Manor from Droginia

The hallway has a hunting décor typical for Polish manor houses. Among the hunting trophies hangs a clock with hunting motifs from the second half of the 19th century and an armchair made of deer antlers stands by the fireplace.

A living room of this sort could be found in every manor house, and was where guests were entertained. The exhibition includes pieces of furniture from the first half of the 19th century: a sofa, oval tables, chairs and armchairs. Between the windows stands a high mirror and there is a silver candlestick and a vase on the commode below. The secretary desk with many drawers and a treasury that must have guarded many secrets is a very expensive piece of furniture. On the walls are portraits depicting the uniformed 19th-century owner of the manor, Kazimierz Bzowski, and his son Bogusław.

The lady’s room contains furniture from the second half of the 19th century. it was a refuge for the lady of the house in everyday life but when guests came to visit it became a meeting place for the women. A glazed cupboard in which very valuable porcelain and glass as well as Japanese objects of art made of ivory were kept is a sign of wealth. Next to the cupboard stands a table with knitting accessories. On a table against the wall is a samovar used for making tea and the little broom and dustpan next to it were for sweeping up crumbs from the table.

An aunt called a ‘resident’ lived in the manor house with the owners. She was a single lady who kept the lady of the house company. Such a person was often in charge of the pantry, supervised the servants and helped with the upbringing of young children. The furnishings of this small room come from different periods. Above the bed hangs a painting of the Black Madonna of Czestochowa and next to it is a kneeler used when praying and a bell to summon the servants. Porcelain figurines, cups and plates can be seen in the glazed cupboard. A homemade altar stands on the dresser: a carved wooden cross and metal candlesticks.

Next to this room is the bedroom with furniture in a variety of styles. It also served as a bathroom. In addition to the bed and a wardrobe is a cupboard with a jug and a porcelain bath bowl. All these objects are hidden behind an embroidered screen where there was also a night armchair that served as a toilet at a time when there was no plumbing.
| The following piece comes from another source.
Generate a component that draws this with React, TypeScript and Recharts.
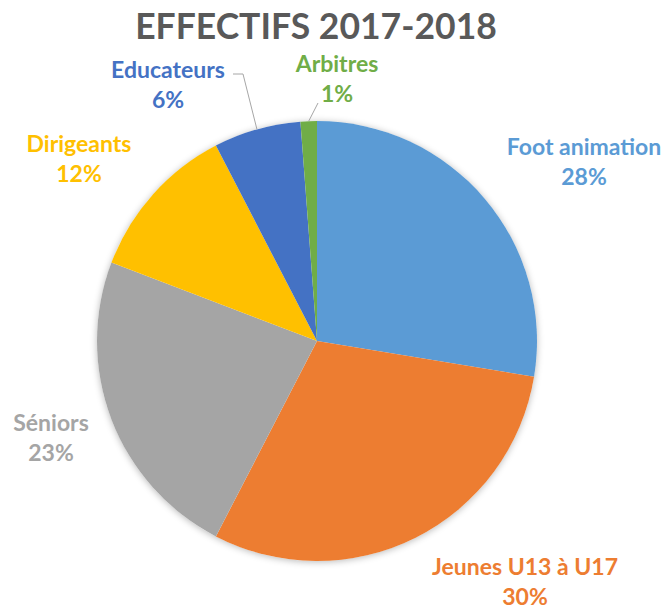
import { PieChart, Pie, Cell } from "recharts";

const TITLE = "EFFECTIFS 2017-2018";
const CATEGORIES = ["Foot animation", "Jeunes U13 à U17", "Séniors", "Dirigeants", "Educateurs", "Arbitres"];
const SHARES = [27.6, 30.0, 23.2, 11.6, 6.4, 1.2];
const COLORS = ["#5B9BD5", "#ED7D31", "#A5A5A5", "#FFC000", "#4472C4", "#70AD47"];

const data = CATEGORIES.map((name, i) => ({ name, value: SHARES[i] }));

const FONT = "Lato, 'Open Sans', sans-serif";
const RAD = Math.PI / 180;

// label anchors placed by hand, like Excel's "best fit" (centre x, first baseline y)
const LABEL_POS: Record<string, [number, number]> = {
  "Foot animation": [584, 155],
  "Jeunes U13 à U17": [525, 575],
  "Séniors": [51, 431],
  "Dirigeants": [79, 152],
  "Educateurs": [168, 78],
  "Arbitres": [337, 72],
};

// leader lines: points from the label towards the slice edge
const LEADERS: Record<string, [number, number][]> = {
  "Educateurs": [[233, 74], [243, 74]],
  "Arbitres": [[318, 103]],
};

const renderLabel = (props: any) => {
  const { cx, cy, midAngle, outerRadius, percent, name, index } = props;
  const [x, y] = LABEL_POS[name];
  const color = COLORS[index];
  const lead = LEADERS[name];
  let line = null;
  if (lead) {
    const ex = cx + outerRadius * Math.cos(-midAngle * RAD);
    const ey = cy + outerRadius * Math.sin(-midAngle * RAD);
    const pts = [...lead, [ex, ey]].map((p) => p.join(",")).join(" ");
    line = <polyline points={pts} fill="none" stroke="#A6A6A6" strokeWidth={1} />;
  }
  return (
    <g>
      {line}
      <text
        x={x}
        y={y}
        fill={color}
        textAnchor="middle"
        fontFamily={FONT}
        fontWeight={700}
        fontSize={23}
      >
        <tspan x={x} y={y}>{name}</tspan>
        <tspan x={x} y={y + 30}>{`${Math.round(percent * 100)}%`}</tspan>
      </text>
    </g>
  );
};

export default function App() {
  return (
    <div style={{ position: "absolute", left: 0, top: 0, width: 668, height: 610, background: "#fff" }}>
      <div
        style={{
          position: "absolute",
          left: 0,
          width: 632,
          top: 5,
          textAlign: "center",
          fontFamily: FONT,
          fontWeight: 700,
          fontSize: 35.5,
          color: "#595959",
          lineHeight: "42.6px",
        }}
      >
        {TITLE}
      </div>
      {/* soft shadow behind the pie, as in the Excel original */}
      <div
        style={{
          position: "absolute",
          left: 97,
          top: 121,
          width: 440,
          height: 440,
          borderRadius: "50%",
          boxShadow: "0 1px 7px rgba(0,0,0,0.28)",
        }}
      />
      <PieChart width={668} height={610} style={{ position: "absolute", left: 0, top: 0 }}>
        <Pie
          data={data}
          dataKey="value"
          nameKey="name"
          cx={312}
          cy={336}
          outerRadius={220}
          startAngle={90}
          endAngle={-270}
          stroke="none"
          label={renderLabel}
          labelLine={false}
          isAnimationActive={false}
        >
          {data.map((d, i) => (
            <Cell key={d.name} fill={COLORS[i]} />
          ))}
        </Pie>
      </PieChart>
    </div>
  );
}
The master’s study was a place for work and gentlemen’s meetings. The bookcase to the left is a reminder of the extensive collection of books owned by the Bzowski family. There is a writing set and a paperweight with a bust of Napoleon on the desk. A portrait of Kazimierz Janota Bzowski, the last owner of the manor house, hangs between the windows. Underneath is a small table where the tobacco smoking paraphernalia is arranged. Further against the wall is a large early 20th-century clock. There is also a leather-covered sofa and armchairs from the inter-war period in the study. Above them, on the wall hangs a decorative fabric to which a metal gorget with the crowned eagle and the Virgin Mary is pinned. A barometer and a small stoup for holy water hang next to the door. Photographs of former owners of the manor house are on display by the stove. To the right is a card table and a wardrobe in which old coin and map collections used to be stored.